▸ **Task**: Exactly as written, write out the lines below from the first to the one containing "import math", inclusive. Pictures do not belong in the copy.

▸ **Data extract**:
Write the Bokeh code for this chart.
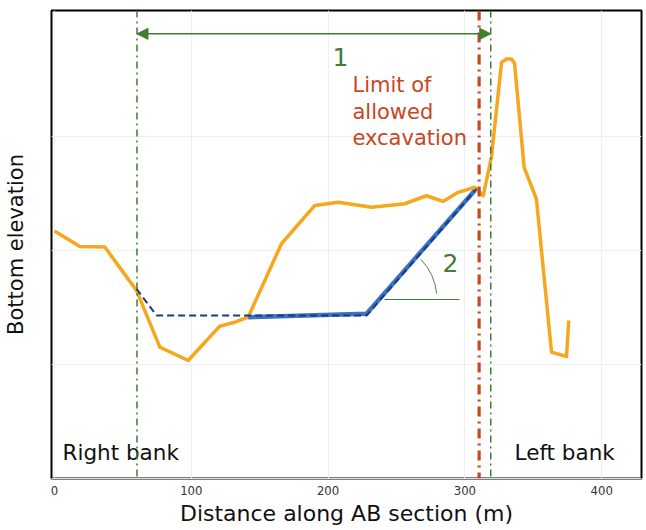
from bokeh.plotting import figure
from bokeh.models import Range1d, FixedTicker, Arrow, NormalHead, Span
from bokeh.core.properties import value
from bokeh.embed import file_html
from bokeh.resources import INLINE
import math

# --- data ---
profile_x = [0, 18.5, 36.8, 59.9, 77.0, 97.7, 120.8, 131.8, 141.6, 165.9, 190.3, 207.4,
             231.7, 256.1, 271.9, 284.1, 295.1, 307.2, 313.4, 319.4, 326.8, 330.4, 334.1,
             336.3, 343.3, 352.3, 363.3, 374.3, 375.9]
profile_y = [2.17, 2.035, 2.03, 1.65, 1.152, 1.035, 1.336, 1.371, 1.415, 2.059, 2.395, 2.424,
             2.38, 2.41, 2.48, 2.43, 2.51, 2.555, 2.48, 2.82, 3.65, 3.68, 3.68,
             3.64, 2.73, 2.45, 1.108, 1.07, 1.386]
excav_x = [141.6, 228.1, 307.2]
excav_y = [1.415, 1.445, 2.526]
design_x = [59.9, 74.6, 228.1, 308.5]
design_y = [1.664, 1.43, 1.43, 2.54]
bank_x = [60.3, 318.9]
limit_x = 310.4
arrow_y = 3.9
angle_base_x = [241.2, 296.0]
angle_y = 1.57
angle_center_x = 237.2
angle_deg = [5.7, 43.8]
x_ticks = [0, 100, 200, 300, 400]
y_grid = [1, 2, 3]

FONT = "DejaVu Sans"
GREEN = "#3f7d32"
RED = "#c9461e"

p = figure(frame_width=590, frame_height=468, width=646, height=530,
           output_backend="svg", toolbar_location=None,
           x_range=Range1d(-2.19, 429.1), y_range=Range1d(0, 4.105),
           min_border_left=50, min_border_right=6, min_border_top=10, min_border_bottom=52)
p.background_fill_color = "white"
p.border_fill_color = "white"
p.outline_line_color = "black"
p.outline_line_width = 2

# axes
p.xaxis.ticker = FixedTicker(ticks=x_ticks)
p.xaxis.major_tick_line_color = None
p.xaxis.minor_tick_line_color = None
p.xaxis.axis_line_color = "#dddddd"
p.xaxis.major_label_text_font = "DejaVu Sans Condensed"
p.xaxis.major_label_text_font_size = "13px"
p.xaxis.major_label_text_color = "#333333"
p.xaxis.major_label_standoff = 1
p.xaxis.axis_label = "Distance along AB section (m)"
p.xaxis.axis_label_text_font = FONT
p.xaxis.axis_label_text_font_style = "normal"
p.xaxis.axis_label_text_font_size = "22px"
p.xaxis.axis_label_text_color = "#111111"
p.xaxis.axis_label_standoff = 3

p.yaxis.ticker = FixedTicker(ticks=[])
p.yaxis.major_tick_line_color = None
p.yaxis.minor_tick_line_color = None
p.yaxis.axis_line_color = None
p.yaxis.axis_label = "Bottom elevation"
p.yaxis.axis_label_text_font = FONT
p.yaxis.axis_label_text_font_style = "normal"
p.yaxis.axis_label_text_font_size = "21px"
p.yaxis.axis_label_text_color = "#111111"
p.yaxis.axis_label_standoff = 24

p.xgrid.grid_line_color = "#efefef"
p.ygrid.ticker = FixedTicker(ticks=y_grid)
p.ygrid.grid_line_color = "#efefef"

# bank / limit lines
for bx in bank_x:
    p.add_layout(Span(location=bx, dimension="height", line_color=GREEN,
                      line_width=1.5, line_dash="7 4 2 4"))
p.add_layout(Span(location=limit_x, dimension="height", line_color=RED,
                  line_width=3.2, line_dash="10 5 2 5"))

# profile and excavation
p.line(profile_x, profile_y, line_color="#f6a71d", line_width=3.5, line_join="round")
p.line(excav_x, excav_y, line_color="#3b72c6", line_width=4.5)
p.line(design_x, design_y, line_color="#1c3a7c", line_width=2, line_dash="7 4")

# arrow
p.add_layout(Arrow(x_start=bank_x[0], y_start=arrow_y, x_end=bank_x[1], y_end=arrow_y,
                   line_color=GREEN, line_width=1.5,
                   start=NormalHead(size=11, fill_color=GREEN, line_color=GREEN),
                   end=NormalHead(size=11, fill_color=GREEN, line_color=GREEN)))

# angle marker
p.line(angle_base_x, [angle_y, angle_y], line_color=GREEN, line_width=1)
p.arc(x=[angle_center_x], y=[angle_y], radius=58, radius_units="screen",
      start_angle=math.radians(angle_deg[0]), end_angle=math.radians(angle_deg[1]),
      line_color="#5a7d50", line_width=1)

# texts
p.text(x=[209.1], y=[3.70], text=["1"], text_font=value(FONT), text_font_size="25px",
       text_color=GREEN, text_align="center", text_baseline="middle")
p.text(x=[217.8], y=[3.56], text=["Limit of\nallowed\nexcavation"], text_font=value(FONT),
       text_font_size="21px", text_color=RED, text_align="left", text_baseline="top",
       text_line_height=1.12)
p.text(x=[289.5], y=[1.886], text=["2"], text_font=value(FONT), text_font_size="25px",
       text_color=GREEN, text_align="center", text_baseline="middle")
p.text(x=[5.85], y=[0.228], text=["Right bank"], text_font=value(FONT), text_font_size="21.5px",
       text_color="#111111", text_align="left", text_baseline="middle")
p.text(x=[336.3], y=[0.228], text=["Left bank"], text_font=value(FONT), text_font_size="21.5px",
       text_color="#111111", text_align="left", text_baseline="middle")

open("out.html", "w").write(file_html(p, INLINE))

▸ **Task result**:
Write the Bokeh code for this chart.
from bokeh.plotting import figure
from bokeh.models import Range1d, FixedTicker, Arrow, NormalHead, Span
from bokeh.core.properties import value
from bokeh.embed import file_html
from bokeh.resources import INLINE
import math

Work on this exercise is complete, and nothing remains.